-- Exercise brief --
Give the data below again exactly as written, without its pictures.

-- Provided data --

------------------------------------------------------------------------

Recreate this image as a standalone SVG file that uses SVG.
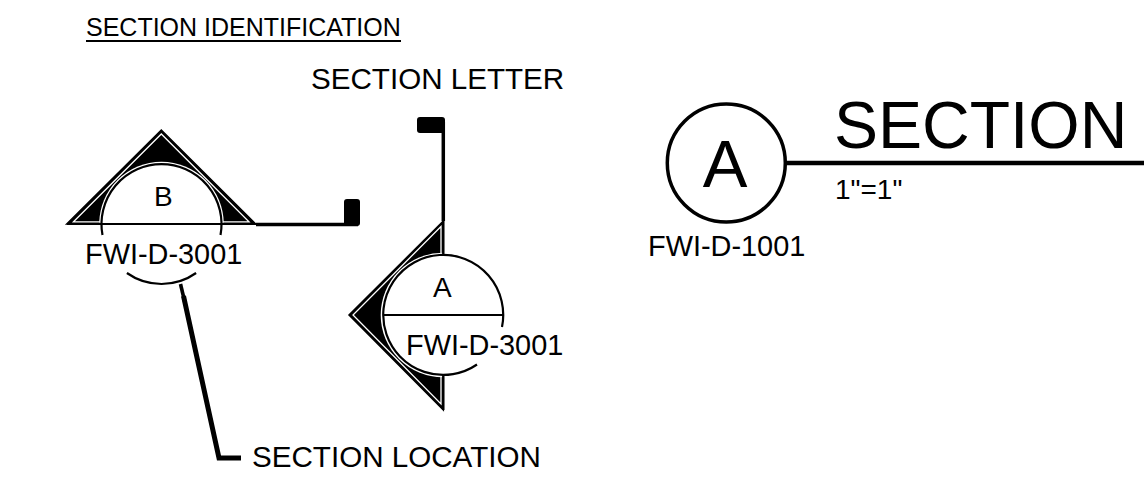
<svg xmlns="http://www.w3.org/2000/svg" width="1144" height="478" viewBox="0 0 1144 478">
<style>
text{font-family:"Liberation Sans",Arial,sans-serif;fill:#000}
.t28{font-size:28px}
.t29{font-size:28.9px}
.t30{font-size:29.6px}
.arc{fill:none;stroke:#000;stroke-width:2.2}
.lead{fill:none;stroke:#000;stroke-width:3.5}
.gap{fill:none;stroke:#fff;stroke-width:1.3}
</style>
<rect width="1144" height="478" fill="#fff"/>
<defs>
<clipPath id="above"><rect x="60" y="120" width="200" height="102.5"/></clipPath>
<clipPath id="left"><rect x="340" y="215" width="106" height="200"/></clipPath>
</defs>
<g id="title"><text x="86" y="35.5" font-size="25">SECTION IDENTIFICATION</text><path d="M86 41H401" stroke="#000" stroke-width="2"/></g>
<g id="connectors">
<path class="lead" d="M256 224.5H358"/>
<rect x="344" y="199" width="16" height="27" rx="3"/>
<path class="lead" d="M443.3 221V122"/>
<rect x="417" y="117" width="28" height="16" rx="3"/>
<path d="M180.5 284L185 303" fill="none" stroke="#000" stroke-width="3.6"/>
<path d="M183.5 296L219 458H241" fill="none" stroke="#000" stroke-width="5"/>
</g>
<g id="section-b">
<polygon points="66.7,224 161.3,130 255.7,224" fill="#000" stroke="#000" stroke-width="1.5" stroke-linejoin="miter"/>
<polygon class="gap" points="73.5,221.8 161.3,134 249,221.8"/>
<circle cx="161.5" cy="224" r="62.3" fill="#fff" clip-path="url(#above)"/>
<path d="M100 222.5H223" stroke="#fff" stroke-width="2"/>
<path d="M67 224H256" stroke="#000" stroke-width="2"/>
<path class="arc" d="M102.5 235A60 60 0 1 1 220.5 235"/>
<path class="arc" d="M126.9 273A60 60 0 0 0 196.1 273"/>
<text class="t28" x="154" y="206">B</text>
<text class="t29" x="85" y="264">FWI-D-3001</text>
</g>
<g id="section-a">
<polygon points="443.3,221 349,315 443.3,410" fill="#000" stroke="#000" stroke-width="1.5"/>
<polygon class="gap" points="441,226.5 353,315 441,404"/>
<circle cx="443" cy="315" r="62.3" fill="#fff" clip-path="url(#left)"/>
<path d="M443.3 221V256M443.3 375V410" stroke="#000" stroke-width="2.4"/>
<path class="arc" d="M502 327A60 60 0 1 0 477 364.5"/>
<path class="arc" d="M383 315H503"/>
<text class="t28" x="433" y="297">A</text>
<text class="t29" x="406" y="355">FWI-D-3001</text>
</g>
<g id="section-letter-label"><text class="t30" x="311" y="89">SECTION LETTER</text></g>
<g id="section-location-label"><text class="t30" x="252" y="467">SECTION LOCATION</text></g>
<g id="section-title">
<circle cx="726.3" cy="163" r="59" fill="none" stroke="#000" stroke-width="3.5"/>
<path d="M786 163H1144" stroke="#000" stroke-width="4.5"/>
<text x="725" y="187" font-size="67" text-anchor="middle">A</text>
<text x="834" y="148" font-size="66">SECTION</text>
<text class="t28" x="835" y="199">1"=1"</text>
<text class="t29" x="648" y="256">FWI-D-1001</text>
</g>
</svg>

------------------------------------------------------------------------

-- Response for this exercise --
Recreate this image as a standalone SVG file that uses SVG.
<svg xmlns="http://www.w3.org/2000/svg" width="1144" height="478" viewBox="0 0 1144 478">
<style>
text{font-family:"Liberation Sans",Arial,sans-serif;fill:#000}
.t28{font-size:28px}
.t29{font-size:28.9px}
.t30{font-size:29.6px}
.arc{fill:none;stroke:#000;stroke-width:2.2}
.lead{fill:none;stroke:#000;stroke-width:3.5}
.gap{fill:none;stroke:#fff;stroke-width:1.3}
</style>
<rect width="1144" height="478" fill="#fff"/>
<defs>
<clipPath id="above"><rect x="60" y="120" width="200" height="102.5"/></clipPath>
<clipPath id="left"><rect x="340" y="215" width="106" height="200"/></clipPath>
</defs>
<g id="title"><text x="86" y="35.5" font-size="25">SECTION IDENTIFICATION</text><path d="M86 41H401" stroke="#000" stroke-width="2"/></g>
<g id="connectors">
<path class="lead" d="M256 224.5H358"/>
<rect x="344" y="199" width="16" height="27" rx="3"/>
<path class="lead" d="M443.3 221V122"/>
<rect x="417" y="117" width="28" height="16" rx="3"/>
<path d="M180.5 284L185 303" fill="none" stroke="#000" stroke-width="3.6"/>
<path d="M183.5 296L219 458H241" fill="none" stroke="#000" stroke-width="5"/>
</g>
<g id="section-b">
<polygon points="66.7,224 161.3,130 255.7,224" fill="#000" stroke="#000" stroke-width="1.5" stroke-linejoin="miter"/>
<polygon class="gap" points="73.5,221.8 161.3,134 249,221.8"/>
<circle cx="161.5" cy="224" r="62.3" fill="#fff" clip-path="url(#above)"/>
<path d="M100 222.5H223" stroke="#fff" stroke-width="2"/>
<path d="M67 224H256" stroke="#000" stroke-width="2"/>
<path class="arc" d="M102.5 235A60 60 0 1 1 220.5 235"/>
<path class="arc" d="M126.9 273A60 60 0 0 0 196.1 273"/>
<text class="t28" x="154" y="206">B</text>
<text class="t29" x="85" y="264">FWI-D-3001</text>
</g>
<g id="section-a">
<polygon points="443.3,221 349,315 443.3,410" fill="#000" stroke="#000" stroke-width="1.5"/>
<polygon class="gap" points="441,226.5 353,315 441,404"/>
<circle cx="443" cy="315" r="62.3" fill="#fff" clip-path="url(#left)"/>
<path d="M443.3 221V256M443.3 375V410" stroke="#000" stroke-width="2.4"/>
<path class="arc" d="M502 327A60 60 0 1 0 477 364.5"/>
<path class="arc" d="M383 315H503"/>
<text class="t28" x="433" y="297">A</text>
<text class="t29" x="406" y="355">FWI-D-3001</text>
</g>
<g id="section-letter-label"><text class="t30" x="311" y="89">SECTION LETTER</text></g>
<g id="section-location-label"><text class="t30" x="252" y="467">SECTION LOCATION</text></g>
<g id="section-title">
<circle cx="726.3" cy="163" r="59" fill="none" stroke="#000" stroke-width="3.5"/>
<path d="M786 163H1144" stroke="#000" stroke-width="4.5"/>
<text x="725" y="187" font-size="67" text-anchor="middle">A</text>
<text x="834" y="148" font-size="66">SECTION</text>
<text class="t28" x="835" y="199">1"=1"</text>
<text class="t29" x="648" y="256">FWI-D-1001</text>
</g>
</svg>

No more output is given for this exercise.